Michael Jackson comes up at this point in the story because, like Oz and the Wizard, he was at the end of the yellow brick road when teh Diamond Dogs show pulled into the western terminus of its tour, the City of the Angels.

Really, though, Michael’s no alien. He had a strange childhood and adolescence, but to my mind he’s turned out rather well. His heart’s certainly in the right place he’s into love and brotherhood – and that’s more than you can say for most people, child stars or not.

Nice anecdotes of hanging out with the Jacksons in their family homes, mama Jackson and the boys, not a daughter in sight.

But just imagine the warp in this boy brought up by Joseph Jackson, a star since he was a nipper, forbidden to date, who seeks teenage best-friendship with Diana Ross (and, a little later, Elizabeth Taylor). It really is a wonder, and a great achievement on his part, that Michael has grown into such a gentle soul. I think very fondly of him.

Weird how she loves Peter Grant, the horrible manager of Led Zeppelin who Bill Graham had so many problems with; nice anecdote of Angie helping John Bonham get his fix of morning bangers while on tour. Always trying to help out…

Angie comes clean on the rumour that David stored bodily fluids away from sight.
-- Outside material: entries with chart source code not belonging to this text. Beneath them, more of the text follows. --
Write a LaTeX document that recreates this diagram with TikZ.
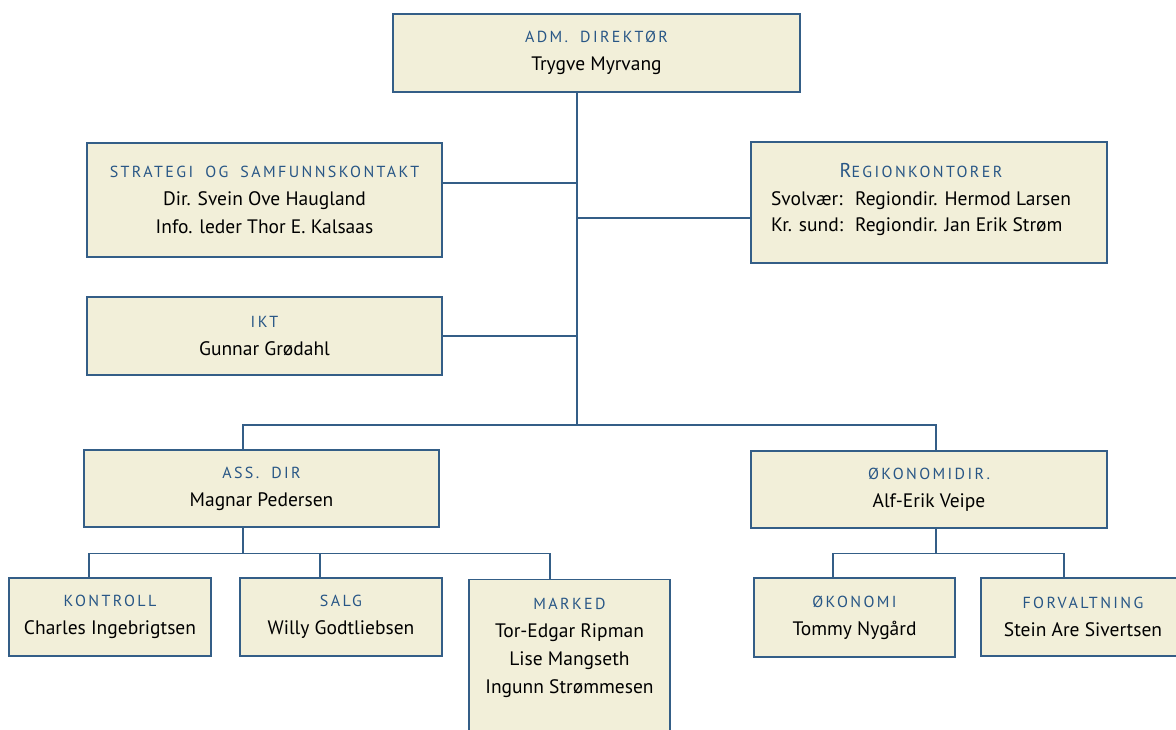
\documentclass[tikz,border=0pt]{standalone}
\usepackage{fontspec}
\setmainfont{PT Sans}
\newfontfamily\titlefont[LetterSpace=15,WordSpace=1.8]{PT Sans}
\usetikzlibrary{positioning}
\definecolor{boxfill}{RGB}{242,239,217}
\definecolor{lineblue}{RGB}{52,94,135}
\definecolor{titleblue}{RGB}{40,86,134}
\newcommand\unittitle[1]{{\color{titleblue}\titlefont\fontsize{16}{14}\selectfont#1}}

\begin{document}
\begin{tikzpicture}[x=1pt,y=-1pt,
    orgbox/.style={draw=lineblue, fill=boxfill, line width=1.2pt, align=center, inner sep=0pt,
      font=\fontsize{19.5}{28}\selectfont},
    conn/.style={draw=lineblue, line width=1.3pt}]
  \useasboundingbox (0,0) rectangle (1176,729);

  %%%%% BOXES %%%%%
  \node[orgbox, minimum width=407, minimum height=78] (dir) at (596.5,53)
    {\unittitle{ADM. DIREKTØR}\\Trygve Myrvang};
  \node[orgbox, minimum width=355, minimum height=114] (strategi) at (264.5,200)
    {\unittitle{STRATEGI OG SAMFUNNSKONTAKT}\\Dir. Svein Ove Haugland\\Info. leder Thor E. Kalsaas};
  \node[orgbox, minimum width=356, minimum height=121] (region) at (929,202.5)
    {\begin{tabular}{@{}l@{\hspace{12pt}}l@{}}
      \multicolumn{2}{c}{\unittitle{{\fontsize{20}{14}\selectfont R}EGIONKONTORER}}\\
      Svolvær: & Regiondir. Hermod Larsen\\[-2pt]
      Kr. sund: & Regiondir. Jan Erik Strøm\\[8pt]
    \end{tabular}\hspace*{16pt}};
  \node[orgbox, minimum width=355, minimum height=78] (ikt) at (264.5,336)
    {\unittitle{IKT}\\Gunnar Grødahl};
  \node[orgbox, minimum width=355, minimum height=77] (assdir) at (261.5,488.5)
    {\unittitle{ASS. DIR}\\Magnar Pedersen};
  \node[orgbox, minimum width=356, minimum height=77] (okdir) at (929,489.5)
    {\unittitle{ØKONOMIDIR.}\\Alf-Erik Veipe};

  \node[orgbox, minimum width=202, minimum height=78] (kontroll) at (110,617)
    {\unittitle{KONTROLL}\\Charles Ingebrigtsen};
  \node[orgbox, minimum width=202, minimum height=78] (salg) at (341,617)
    {\unittitle{SALG}\\Willy Godtliebsen};
  \node[orgbox, minimum width=201, minimum height=180, anchor=north] (marked) at (569.5,579) {};
  \node[align=center, inner sep=0pt, anchor=north, font=\fontsize{19.5}{28}\selectfont,
    below=19pt of marked.north] (markedtext)
    {\unittitle{MARKED}\\Tor-Edgar Ripman\\Lise Mangseth\\Ingunn Strømmesen};
  \node[orgbox, minimum width=201, minimum height=79] (okonomi) at (854.5,617.5)
    {\unittitle{ØKONOMI}\\Tommy Nygård};
  \node[orgbox, minimum width=204, minimum height=78] (forvaltning) at (1083,617)
    {\unittitle{FORVALTNING}\\Stein Are Sivertsen};

  %%%%% CONNECTORS %%%%%
  \coordinate (hub) at (577,425);
  \coordinate (strat-in) at ([yshift=17]strategi.east);
  \coordinate (region-in) at ([yshift=-15.5]region.west);
  \coordinate (assdir-top) at ([xshift=-18.5]assdir.north);
  \coordinate (okdir-top) at ([xshift=7]okdir.north);

  \draw[conn] (dir.south -| hub) -- (hub);
  \draw[conn] (strat-in) -- (strat-in -| hub);
  \draw[conn] (region-in) -- (region-in -| hub);
  \draw[conn] (ikt.east) -- (ikt.east -| hub);
  \draw[conn] (assdir-top) |- (hub) -| (okdir-top);

  \coordinate (assdir-out) at ([xshift=-18.5]assdir.south);
  \coordinate (assbar) at ([yshift=-26]assdir-out);
  \coordinate (kontroll-top) at ([xshift=-21]kontroll.north);
  \coordinate (salg-top) at ([xshift=-21]salg.north);
  \coordinate (marked-top) at ([xshift=-19.5]marked.north);
  \draw[conn] (assdir-out) -- (assbar);
  \draw[conn] (kontroll-top) |- (assbar) -| (marked-top);
  \draw[conn] (salg-top) -- (salg-top |- assbar);

  \coordinate (okdir-out) at ([xshift=7]okdir.south);
  \coordinate (okbar) at ([yshift=-25]okdir-out);
  \coordinate (okonomi-top) at ([xshift=-21.5]okonomi.north);
  \coordinate (forvaltning-top) at ([xshift=-19]forvaltning.north);
  \draw[conn] (okdir-out) -- (okbar);
  \draw[conn] (okonomi-top) |- (okbar) -| (forvaltning-top);
\end{tikzpicture}
\end{document}
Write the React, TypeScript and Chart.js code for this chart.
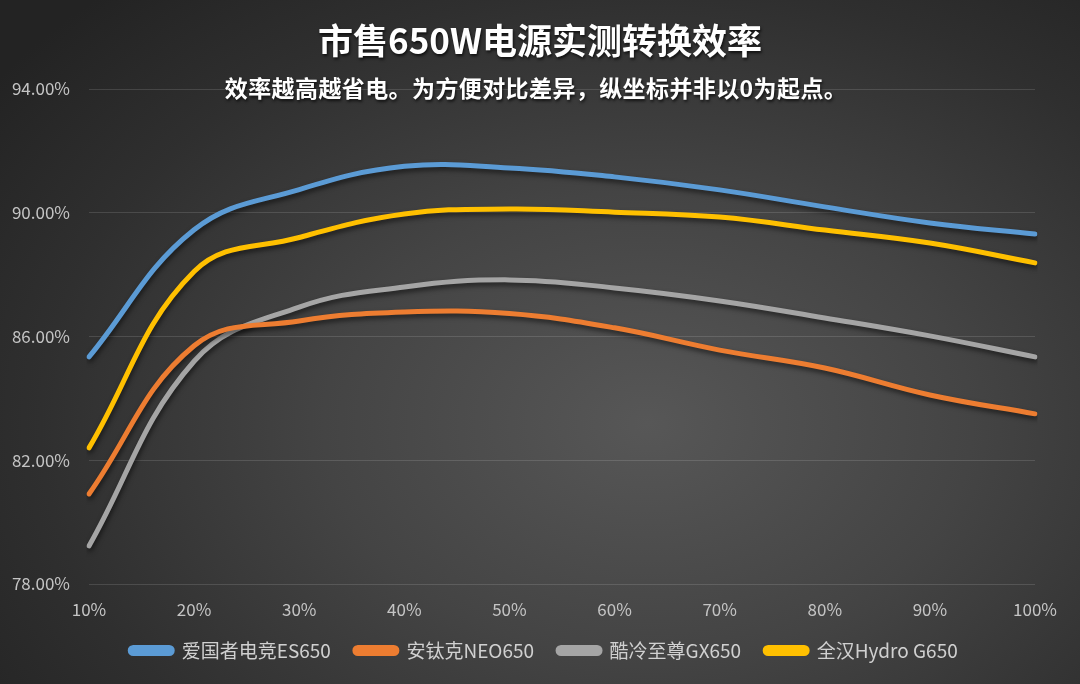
import React, { useEffect, useRef } from 'react';
import { Chart, registerables } from 'chart.js';

Chart.register(...registerables);

const TITLE = '市售650W电源实测转换效率';
const SUBTITLE = '效率越高越省电。为方便对比差异，纵坐标并非以0为起点。';

const loadLabels = ['10%', '20%', '30%', '40%', '50%', '60%', '70%', '80%', '90%', '100%'];

const seriesNames = ['爱国者电竞ES650', '安钛克NEO650', '酷冷至尊GX650', '全汉Hydro G650'];
const seriesColors = ['#5B9BD5', '#ED7D31', '#A5A5A5', '#FFC000'];

const aigoES650 = [85.34, 89.45, 90.75, 91.5, 91.45, 91.16, 90.74, 90.19, 89.67, 89.31];
const antecNEO650 = [80.91, 85.7, 86.5, 86.79, 86.74, 86.28, 85.56, 84.98, 84.11, 83.5];
const coolerGX650 = [79.23, 85.2, 86.95, 87.6, 87.83, 87.57, 87.15, 86.6, 86.02, 85.34];
const fspHydroG650 = [82.4, 88.1, 89.2, 89.96, 90.12, 90.02, 89.86, 89.44, 89.02, 88.38];

const yTicks = { min: 78, max: 94, step: 4 };

const FONT = '"Noto Sans CJK SC", "Noto Sans", sans-serif';

export default function App() {
  const ref = useRef<HTMLCanvasElement | null>(null);

  useEffect(() => {
    document.body.style.margin = '0';
    const canvas = ref.current;
    if (!canvas) return;

    const shadowPlugin = {
      id: 'lineShadow',
      beforeDatasetsDraw(chart: any) {
        const ctx = chart.ctx;
        ctx.save();
        ctx.shadowColor = 'rgba(0,0,0,0.55)';
        ctx.shadowBlur = 5;
        ctx.shadowOffsetX = 1;
        ctx.shadowOffsetY = 3;
      },
      afterDatasetsDraw(chart: any) {
        chart.ctx.restore();
      },
    };

    const legendShift = {
      id: 'legendShift',
      afterLayout(chart: any) {
        const l = chart.legend;
        if (l) {
          l.left += 22;
          l.right += 22;
        }
      },
    };

    const textPlugin = {
      id: 'titles',
      afterDraw(chart: any) {
        const ctx = chart.ctx;
        const w = chart.width;
        ctx.save();
        ctx.textAlign = 'center';
        ctx.textBaseline = 'middle';
        ctx.fillStyle = '#ffffff';
        ctx.shadowColor = 'rgba(0,0,0,0.7)';
        ctx.shadowBlur = 3;
        ctx.shadowOffsetX = 1;
        ctx.shadowOffsetY = 2;
        ctx.font = `bold 35px ${FONT}`;
        ctx.fillText(TITLE, w / 2, 41);
        ctx.font = `bold 23px ${FONT}`;
        try {
          (ctx as any).letterSpacing = '0.4px';
        } catch (e) {}
        ctx.fillText(SUBTITLE, w / 2 - 4, 88);
        ctx.restore();
      },
    };

    const datasetsValues = [aigoES650, antecNEO650, coolerGX650, fspHydroG650];

    const chart = new Chart(canvas, {
      type: 'line',
      data: {
        labels: loadLabels,
        datasets: datasetsValues.map((vals, i) => ({
          label: seriesNames[i],
          data: vals,
          borderColor: seriesColors[i],
          backgroundColor: seriesColors[i],
          borderWidth: 5,
          pointRadius: 0,
          pointHoverRadius: 0,
          tension: 0.4,
          borderCapStyle: 'round' as const,
          fill: false,
        })),
      },
      options: {
        animation: false,
        responsive: false,
        maintainAspectRatio: false,
        layout: { padding: { top: 89, left: 9, right: 45, bottom: 14 } },
        plugins: {
          title: { display: false },
          tooltip: { enabled: false },
          legend: {
            display: true,
            position: 'bottom',
            labels: {
              color: '#d0d0d0',
              font: { family: FONT, size: 19 },
              boxWidth: 42,
              boxHeight: 6,
              padding: 24,
              useBorderRadius: true,
              borderRadius: 3,
            },
          },
        },
        scales: {
          x: {
            type: 'category',
            offset: false,
            grid: { display: false, drawTicks: false },
            border: { display: false },
            ticks: {
              color: '#c4c4c4',
              font: { family: FONT, size: 17 },
              padding: 15,
              maxRotation: 0,
              autoSkip: false,
            },
            afterFit(scale: any) {
              scale.height = 33;
            },
          },
          y: {
            min: yTicks.min,
            max: yTicks.max,
            grid: { color: 'rgba(255,255,255,0.13)', lineWidth: 1, drawTicks: false },
            border: { display: false },
            ticks: {
              stepSize: yTicks.step,
              color: '#c4c4c4',
              font: { family: FONT, size: 17 },
              padding: 19,
              callback: (v: any) => Number(v).toFixed(2) + '%',
            },
            afterFit(scale: any) {
              scale.width = 80;
            },
          },
        },
      },
      plugins: [shadowPlugin, legendShift, textPlugin],
    });

    return () => chart.destroy();
  }, []);

  return (
    <div
      style={{
        position: 'relative',
        width: 1080,
        height: 684,
        background:
          'radial-gradient(ellipse 75% 85% at 60% 62%, #575757 0%, #444444 40%, #2f2f2f 75%, #232323 100%)',
      }}
    >
      <canvas ref={ref} width={1080} height={684} style={{ display: 'block' }} />
    </div>
  );
}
She says… maybe he didn’t, maybe he did… seems like she didn’t know him that well after all…

Other strange stories in the book were the time that they had to exorcise a demon from the indoor swimming pool, and also the time that Rose Taylor (the wife of Rolling Stones guitarist Mick Taylor) purportedly gave her a line of very strong heroin to snort, which she did, thinking that it was cocaine. Nearly killed her. Thanks, Rose…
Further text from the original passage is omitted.